Medical Schemes do not operate in the same way as insurance products and therefore, do not have to be subjected to similar conduct requirements. The specific regulatory functions that include product design, disclosures, and claims management in medical schemes should fully reside under the CMS in line with the powers accorded to it by the MSA, 1998.
It needs to be stated that currently the CMS is the sole mandated regulator of medical schemes, medical scheme administrators and managed care organisations. There is currently no discussions in relation to, or existence of, concurrent regulatory arrangements in place to regulate medical schemes and related entities between the CMS and any regulatory entity including the FSCA, barring collaboration and co-operation on specific regulatory interventions.
CMS demands proper consultation
The failure to appropriately and officially communicate the imminent demise of the CMS, or its absorption by the FSCA to all key stakeholders, will create a lot of anxiety and instability in the medical scheme industry as currently regulated by the CMS.

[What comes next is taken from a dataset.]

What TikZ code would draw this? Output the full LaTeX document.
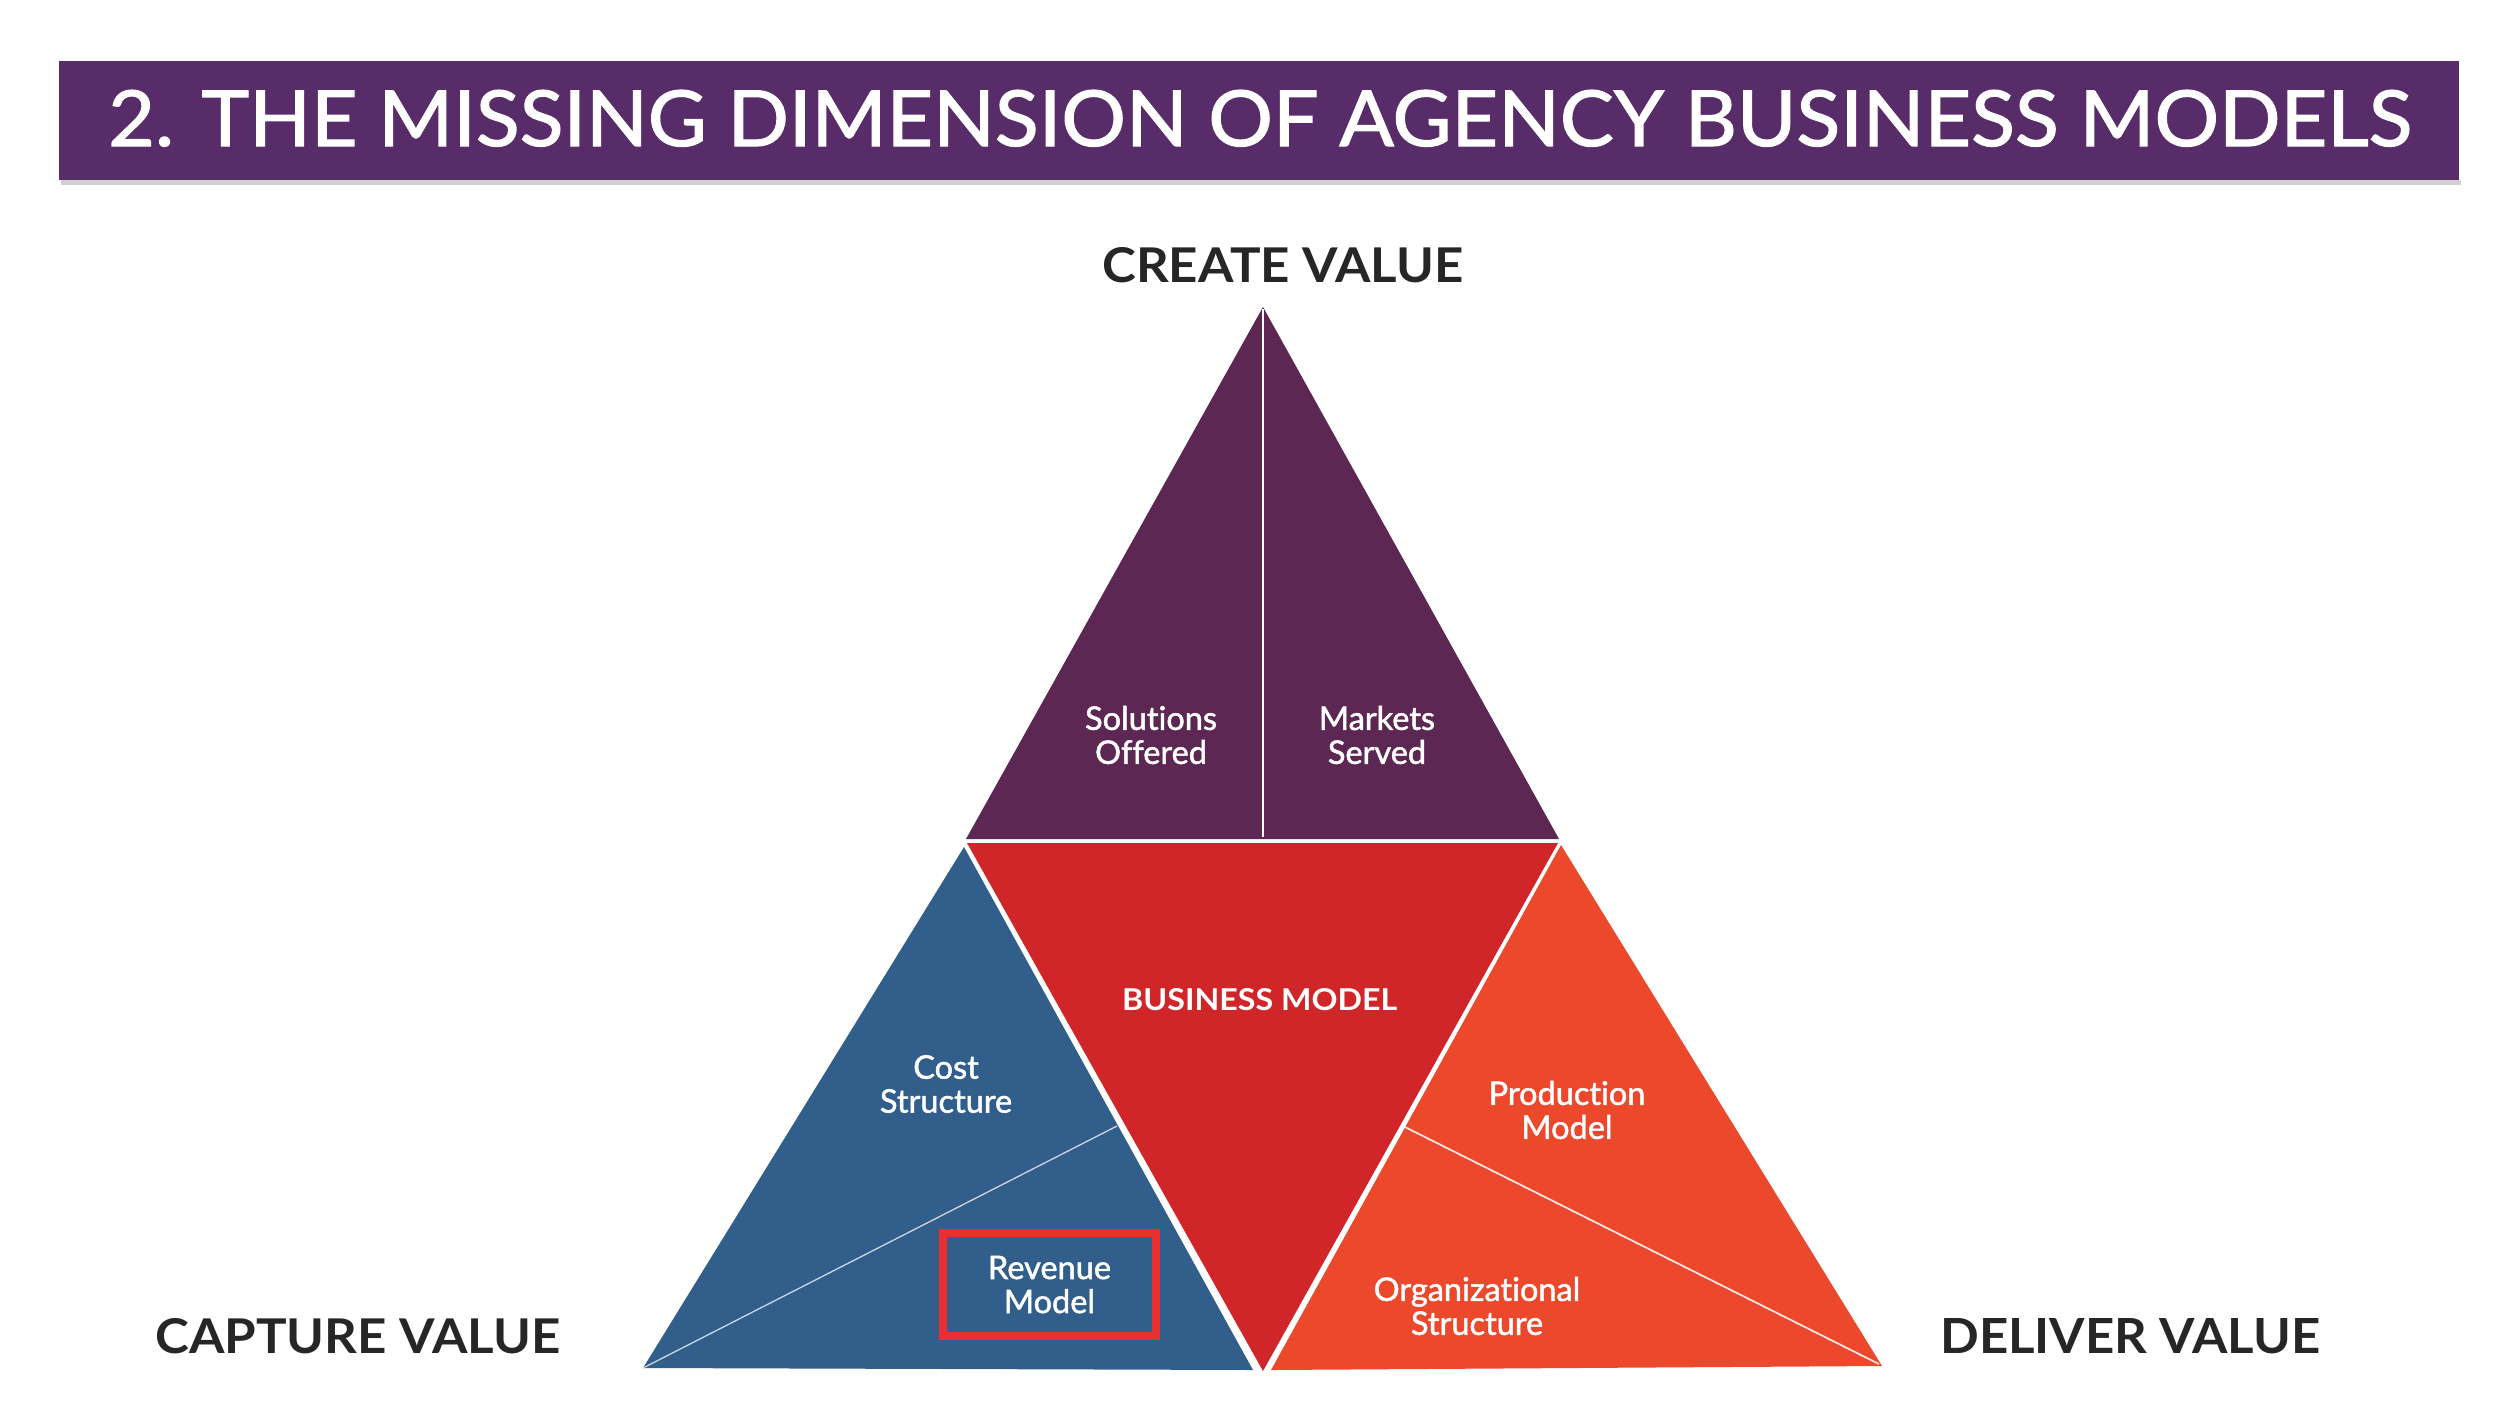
\documentclass[tikz,border=0pt]{standalone}
\usepackage{fontspec}
\setmainfont{Lato}
\newfontfamily\medfont{Lato}[FakeBold=1.5, Ligatures=NoCommon]
\definecolor{titlepurple}{HTML}{582C69}
\definecolor{tripurple}{HTML}{5C2752}
\definecolor{bmred}{HTML}{D02629}
\definecolor{capblue}{HTML}{325E8B}
\definecolor{delorange}{HTML}{EC482C}
\definecolor{boxred}{HTML}{E83030}
\definecolor{darktext}{HTML}{262626}
\tikzset{
  lbl/.style={text=white, align=center, inner sep=0pt, font=\medfont\fontsize{32.5}{34}\selectfont},
  corner/.style={text=darktext, inner sep=0pt, anchor=base west},
}
\begin{document}
\begin{tikzpicture}[x=1pt,y=-1pt]
\useasboundingbox (0,0) rectangle (2500,1406);
\fill[white] (0,0) rectangle (2500,1406);
% title bar
\fill[black!18] (61,180) rectangle (2461,185);
\fill[titlepurple] (59,61) rectangle (2459,180);
\node[anchor=base west, inner sep=0pt, text=white] (title) at (108,146)
  {\resizebox{2303pt}{56pt}{\medfont\fontsize{80}{80}\selectfont 2. THE MISSING DIMENSION OF AGENCY BUSINESS MODELS}};
% create value triangle
\fill[tripurple] (1263,307) -- (1559,839) -- (966,839) -- cycle;
\draw[white, line width=2pt] (1263,309) -- (1263,837);
% business model
\fill[bmred] (967,843) -- (1558,843) -- (1263,1371) -- cycle;
% capture value
\fill[capblue] (964,847) -- (1253,1370) -- (643,1368) -- cycle;
\draw[white!75!capblue, line width=1.3pt] (643,1368) -- (1117,1126);
% deliver value
\fill[delorange] (1561,845) -- (1882,1366) -- (1271,1370) -- cycle;
\draw[white!85!delorange, line width=1.8pt] (1405,1127) -- (1879,1364);
% corner headings
\node[corner] (create) at (1102,282) {\resizebox{361pt}{35pt}{\bfseries\fontsize{50}{50}\selectfont CREATE VALUE}};
\node[corner] (capture) at (155,1353) {\resizebox{405pt}{35pt}{\bfseries\fontsize{50}{50}\selectfont CAPTURE VALUE}};
\node[corner] (deliver) at (1940,1353) {\resizebox{380pt}{35pt}{\bfseries\fontsize{50}{50}\selectfont DELIVER VALUE}};
% labels
\node[lbl] (solutions) at (1151,735) {Solutions\\Offered};
\node[lbl] (markets) at (1377,735) {Markets\\Served};
\node[anchor=base west, inner sep=0pt, text=white] (bm) at (1122,1010)
  {\resizebox{275pt}{22pt}{\bfseries\fontsize{30}{30}\selectfont BUSINESS MODEL}};
\node[lbl] (cost) at (946,1084) {Cost\\Structure};
\node[lbl, draw=boxred, line width=8pt, minimum width=213pt, minimum height=103pt] (revenue) at (1049.5,1284.5) {Revenue\\Model};
\node[lbl] (production) at (1567,1110) {Production\\Model};
\node[lbl] (org) at (1477,1306) {Organizational\\Structure};
\end{tikzpicture}
\end{document}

“Regulatory failure is almost a certain consequent of this poor communication and stakeholder management, as schemes will simply be confused with respect to who their regulator is between the CMS and FSCA. Unscrupulous schemes will take advantage of that situation and member interests will be placed at great risk,” said Dr Kabane.
The CMS said the COFI Bill would undermine its work in the National Health Insurance (NHI) and the Health Market Inquiry recommendations regarding CMS regulatory role.
“There is no mention of how the FSCA will be able to facilitate this national policy support function after the transfer. The CMS is currently engaged in several strategic projects aimed at coordinating the industry towards the implementation of the NHI. Apart from the NHI, the CMS is supporting the national Health Ministry with a number of policy interventions which will also be placed at risk with the transfer of regulatory powers from the CMS to the FSCA,” added Dr Kabane.
“The CMS demands that National Treasury, and FSCA properly consult with the CMS before the final version of the COFI Bill is sent to Parliament for promulgation,” concluded Dr Kabane.
Editor’s Thoughts:
An important part of the FSCA’s mandate is to protect and maintain the sustainability of the financial sector, but is lumping the health and finance sector in the same basket is a viable option? As mentioned above, the medical schemes industry is very technical and clinical in nature as it does not operate in the same way as insurance products. Do you believe the COFI Bill will erode the CMS’s mandate? Please comment below, interact with us on Twitter at @fanews_online or email me your thoughts myra@fanews.co.za
Comments
Added by Adam Samie, 03 Apr 2019CMS should be left as is and continuously improved and fine tuned.
I do not agree with twin peaks and its massively over complicated structure and specifically the clear channel it has for political interference and meddling.